Answering your question: my first rig was an RC6 on an AVX and a DSLR. The AVX was the biggest mistake. The RC6 is regarded as a monster by many but mine did not cause much trouble. I invested a few hours in the first collimatiotion and then it was fine. Reasons for choosing it was large aperture for the price, short an compact, light weight and camera at the rear end plus no fogging trouble and no CA. Many here will recommend not to start with an RC and tell you horror stories about collimation. I decided to sell it in order to update to it's larger brother, the RC8 carbon. A carbon tube reacts less to temperature changes. You don't need to refocus that often. There are carbon refractors as well. I decided to get the SW EQ6-R as an intermediate step because right now I don't want to invest in a premium mount but going on with the AVX was an absolute NoGo.

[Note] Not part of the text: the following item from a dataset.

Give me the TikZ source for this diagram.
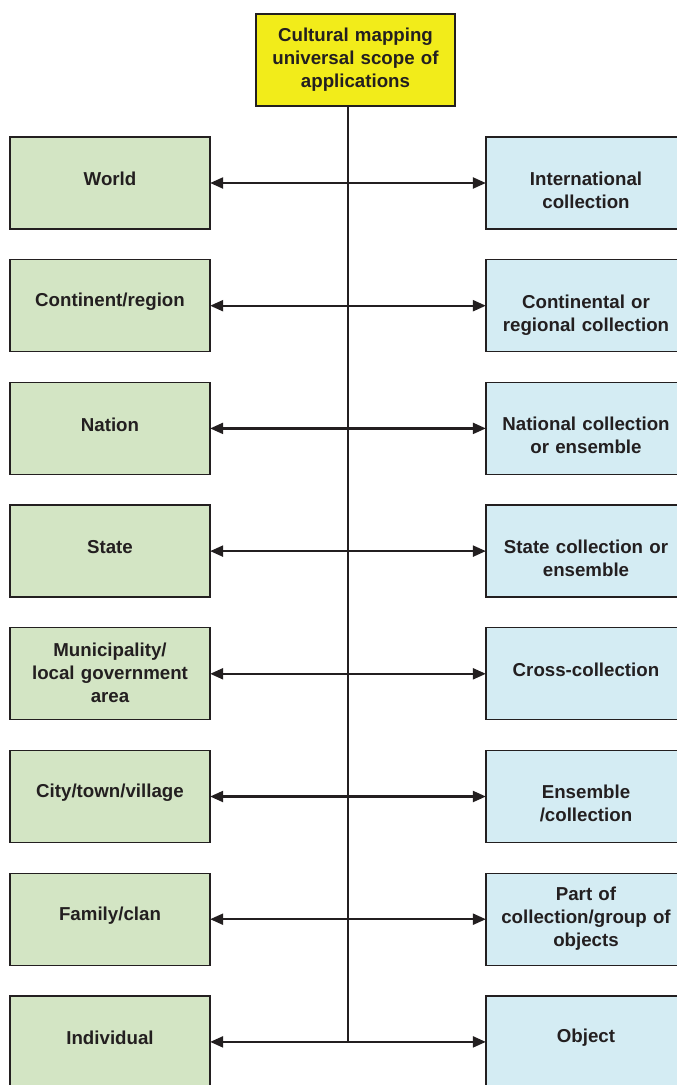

I also started with a book of Messier objects. Alas many of them are too large for the RCs and I got the small refractor. I decided to get the quad to save me from trouble with flattners and I decided to get a small one, 65mm aperture only because the faster it is, the more accurate you need to focus. Of course I wanted a triplet front element to avoid CA. My decision was not to use a computer outside because I hate computers and the trouble they cause. That in turn made me invest quite a large sum of money in a mono conversion of a DSLR and a stand alone auto guider. This is really a minority path. I am a multiple minority member anyway, so why not continue here? My biggest mistake was the AVX and my biggest boost was the mono camera.
Hope this helps!
Edited by the Elf, 11 December 2019 - 12:20 PM.